Since the end of the Cold War, America’s global military deployment has raised the ire of senators like Murphy and Bernie Sanders, among others, who just do not see the need for such deployment.
But US bases, spread over the world from Germany, Italy and Turkey to South Korea, Japan and Australia, give America a status that has been the envy of the world. America’s military might maintains global trust in its government, especially the trust of capital owners, who perceive of the US treasury as the safest place to park their capital. This gives the US dollar its status as a global reserve currency, and while most other governments — including China and Russia — struggle to maintain their currency’s value against the dollar, America enjoys unequalled financial status, which is underwritten by its military might and its global deployment.
So when Murphy told Alterman that America has made a “massive mistake, especially in the face of the Russians and the Chinese scaling up all of their nonmilitary tools that can influence friends and adversaries,” he was absolutely wrong.
Over the past decade, Russia — whose economy is a small fraction of America’s — has been sparing every penny it can to fund increased deployments, including in Syria, Georgia and Ukraine.
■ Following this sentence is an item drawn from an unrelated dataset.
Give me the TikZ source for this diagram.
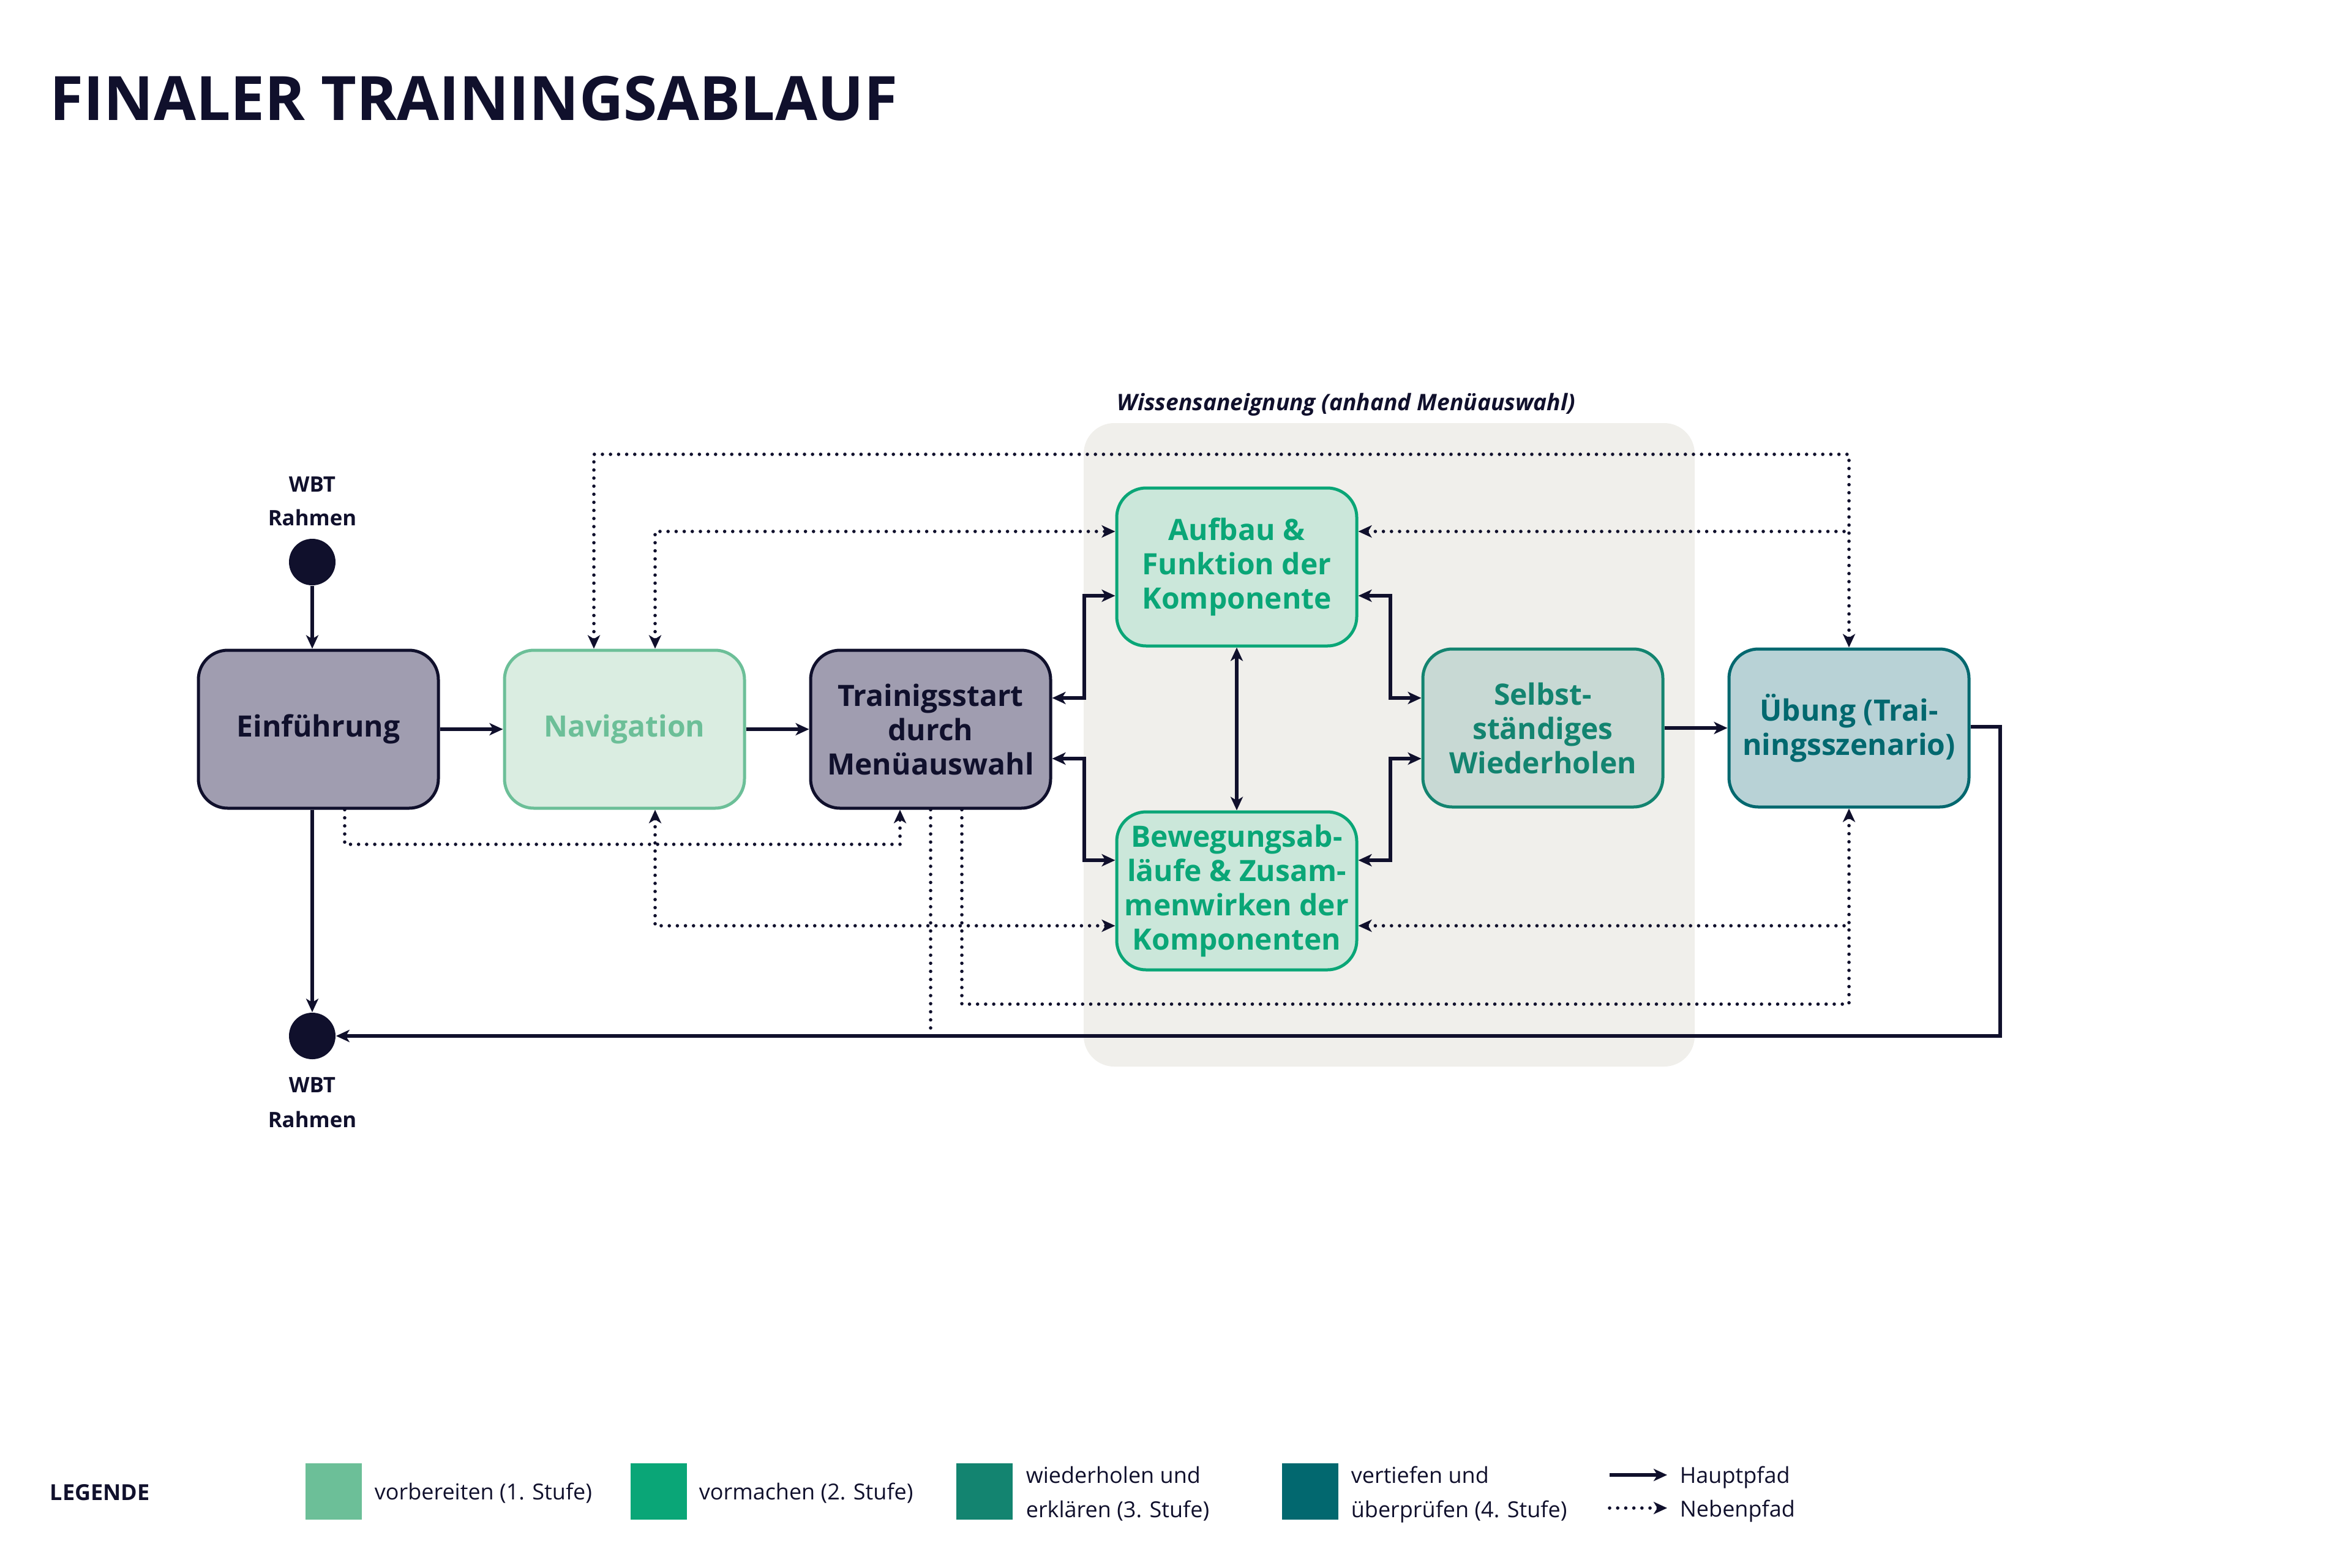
\documentclass[tikz,border=0pt]{standalone}
\usepackage{fontspec}
\setmainfont{Open Sans}
\newcommand\mysb{\bfseries}
\newcommand\mysbi{\bfseries\itshape}
\usetikzlibrary{arrows.meta,calc}
\definecolor{navy}{HTML}{10102C}
\definecolor{einfill}{HTML}{A09DB0}
\definecolor{navfill}{HTML}{DAEDE1}
\definecolor{navline}{HTML}{6CBF98}
\definecolor{auffill}{HTML}{CBE7DA}
\definecolor{aufline}{HTML}{0AA677}
\definecolor{selfill}{HTML}{C8D9D4}
\definecolor{selline}{HTML}{138470}
\definecolor{ubfill}{HTML}{B8D2D6}
\definecolor{ubline}{HTML}{02686F}
\definecolor{panel}{HTML}{F0EFEB}
\begin{document}
\begin{tikzpicture}[x=0.25pt,y=-0.25pt,
  >={Stealth[length=5.5pt,width=5pt,inset=1.5pt]},
  box/.style={rounded corners=12pt, line width=1.25pt, minimum width=98pt,
    minimum height=64.5pt, inner sep=0pt, align=center,
    font=\mysb\fontsize{12}{14}\selectfont},
  mainline/.style={draw=navy, line width=1.3pt},
  dotline/.style={draw=navy, line width=1.4pt, line cap=round, dash pattern=on 0pt off 3.3pt},
  lbl/.style={inner sep=0pt, text=navy, font=\mysb\fontsize{8.7}{11}\selectfont},
  legtxt/.style={inner sep=0pt, text=navy, anchor=base west, font=\fontsize{9}{11}\selectfont},
  swatch/.style={minimum size=23pt, inner sep=0pt},
  dotcirc/.style={circle, fill=navy, minimum size=19pt, inner sep=0pt}]
\useasboundingbox (0,0) rectangle (3840,2560);
% panel
\fill[panel, rounded corners=12.5pt] (1770,691) rectangle (2768,1742);
\node[inner sep=0pt, anchor=base west, text=navy, font=\mysbi\fontsize{9.3}{11}\selectfont] (wlabel) at (1824,670) {Wissensaneignung (anhand Menüauswahl)};
% title
\node[inner sep=0pt, anchor=base west, text=navy, font=\bfseries\fontsize{25}{30}\selectfont] (title) at (81,196) {FINALER TRAININGSABLAUF};
% nodes
\node[box, draw=navy, fill=einfill, text=navy] (ein) at (520,1191) {Einführung};
\node[box, draw=navline, fill=navfill, text=navline] (nav) at (1020,1191) {Navigation};
\node[box, draw=navy, fill=einfill, text=navy] (ts) at (1520,1191) {Trainigsstart\\durch\\Menüauswahl};
\node[box, draw=aufline, fill=auffill, text=aufline] (auf) at (2020,926) {Aufbau \&\\Funktion der\\Komponente};
\node[box, draw=aufline, fill=auffill, text=aufline] (bew) at (2020,1455) {Bewegungsab-\\läufe \& Zusam-\\menwirken der\\Komponenten};
\node[box, draw=selline, fill=selfill, text=selline] (sel) at (2520,1189) {Selbst-\\ständiges\\Wiederholen};
\node[box, draw=ubline, fill=ubfill, text=ubline] (ub) at (3020,1189) {Übung (Trai-\\ningsszenario)};
% start / end
\node[dotcirc] (s1) at (510,918) {};
\node[dotcirc] (e1) at (510,1692) {};
\node[lbl, anchor=base] (w1) at (510,803) {WBT};
\node[lbl, anchor=base] (r1) at (510,858) {Rahmen};
\node[lbl, anchor=base] (w2) at (510,1784) {WBT};
\node[lbl, anchor=base] (r2) at (510,1841) {Rahmen};
% helper coordinates
\coordinate (yTop) at (0,742);
\coordinate (yMid) at (0,868);
\coordinate (yE) at (0,1379);
\coordinate (yN) at (0,1512);
\coordinate (yT) at (0,1640);
\coordinate (yTe) at (0,1680);
\coordinate (yR) at (0,1692);
\coordinate (yA) at (0,1140);
\coordinate (yB) at (0,973);
\coordinate (yC) at (0,1239);
\coordinate (yD) at (0,1405);
\coordinate (yU) at (0,1187);
\coordinate (xN1) at (970,0);
\coordinate (xN2) at (1070,0);
\coordinate (xE) at (563,0);
\coordinate (xT1) at (1470,0);
\coordinate (xT2) at (1520,0);
\coordinate (xT3) at (1571,0);
\coordinate (xL) at (1771,0);
\coordinate (xR) at (2271,0);
\coordinate (xU) at (3020,0);
\coordinate (xO) at (3267,0);
% solid connectors
\draw[mainline,->] (s1) -- (ein.north -| s1);
\draw[mainline,->] (ein.east) -- (nav.west);
\draw[mainline,->] (nav.east) -- (ts.west);
\draw[mainline,<->] (ts.east |- yA) -| (yB -| xL) -- (auf.west |- yB);
\draw[mainline,<->] (ts.east |- yC) -| (yD -| xL) -- (bew.west |- yD);
\draw[mainline,<->] (auf.east |- yB) -| (yA -| xR) -- (sel.west |- yA);
\draw[mainline,<->] (bew.east |- yD) -| (yC -| xR) -- (sel.west |- yC);
\draw[mainline,<->] (auf.south) -- (bew.north);
\draw[mainline,->] (sel.east) -- (ub.west);
\draw[mainline,->] (ub.east |- yU) -| (yR -| xO) -- (e1);
\draw[mainline,->] (ein.south -| e1) -- (e1);
% dotted connectors
\draw[dotline,<->] (nav.north -| xN1) |- (yTop -| xU) -- (ub.north);
\draw[dotline,<->] (nav.north -| xN2) |- (auf.west |- yMid);
\draw[dotline,<-] (auf.east |- yMid) -- (yMid -| xU);
\draw[dotline,->] (ein.south -| xE) |- (yE -| xT1) -- (ts.south -| xT1);
\draw[dotline,<->] (nav.south -| xN2) |- (bew.west |- yN);
\draw[dotline,<->] (bew.east |- yN) -| (ub.south);
\draw[dotline] (ts.south -| xT2) -- (yTe -| xT2);
\draw[dotline] (ts.south -| xT3) |- (yT -| xU) -- (yN -| xU);
% legend
\node[inner sep=0pt, anchor=base west, text=navy, font=\bfseries\fontsize{9}{11}\selectfont] (leg) at (81,2450) {LEGENDE};
\node[swatch, fill=navline] (sw1) at (545,2436) {};
\node[legtxt] (lt1) at (611,2449) {vorbereiten (1. Stufe)};
\node[swatch, fill=aufline] (sw2) at (1076,2436) {};
\node[legtxt] (lt2) at (1141,2449) {vormachen (2. Stufe)};
\node[swatch, fill=selline] (sw3) at (1608,2436) {};
\node[legtxt] (lt3a) at (1675,2422) {wiederholen und};
\node[legtxt] (lt3b) at (1675,2478) {erklären (3. Stufe)};
\node[swatch, fill=ubline] (sw4) at (2140,2436) {};
\node[legtxt] (lt4a) at (2206,2422) {vertiefen und};
\node[legtxt] (lt4b) at (2206,2478) {überprüfen (4. Stufe)};
\coordinate (h1) at (2629,2409);
\coordinate (h2) at (2723,2409);
\coordinate (n1) at (2629,2463);
\coordinate (n2) at (2723,2463);
\draw[mainline,->] (h1) -- (h2);
\draw[dotline,->] (n1) -- (n2);
\node[legtxt] (lh) at (2743,2422) {Hauptpfad};
\node[legtxt] (ln) at (2743,2477) {Nebenpfad};
\end{tikzpicture}
\end{document}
Moscow tried to create a BRICS (Brazil, Russia, India, China and South Africa) bank, and hoped such bank could issue a global currency that would displace the US dollar. But the bank never took off, and China still imposes capital controls, banning the movement of US dollars outside its borders, without state permission.
Like Russia, China too has been trying to expand its military footprint, first and foremost in the coastal areas around its neighbors, forcing former President Barack Obama to build a US military base in Australia, for the first time since WWII.
Unlike how Murphy thinks, Russia and China have not been deploying non-military tools to expand global influence, but quite the opposite, they have been trying to convince countries like the affluent GCC to “turn eastward,” abandon their alliance with America, and rely on China for everything — security and otherwise — in return for a hefty bill that keeps Chinese factories chugging, and shuts down US plants (talk about Sen Elizabeth Warren and NSA Jake Sullivan’s a US foreign policy that works for the middle class).
For reasons that remain unclear, Senator Murphy cannot stand Saudi Arabia. Even when debating Lebanon with Alterman, Murphy said that “it’s time to play hardball with Saudi Arabia” to force it to bankroll the free falling Lebanese economy because this “might” prompt reform in Lebanon.
Alterman pushed back, arguing that America cannot really dictate its foreign policy on its allies, and Murphy confidently said that Saudi Arabia and GCC have nowhere else to go. Murphy seems to think that GCC are a bunch of desperate failures, and that America totally owns them.
Because they are America’s allies, Washington should play hardball with the GCC. But with Iran, a sworn enemy, America should only talk to Tehran (and Murphy says he’s held several rounds of meetings with Iranian Foreign Minister Javad Zarif). No hardball with Iran, only talking and inviting it to talk to Saudi Arabia and let the two sort out who runs the region’s security, in the hope that Iran achieves its decades old dream of restoring its dominance of the Gulf, not with America’s blessing, but in spite of America. This, Murphy believes, is an “intellectually defensible” foreign policy.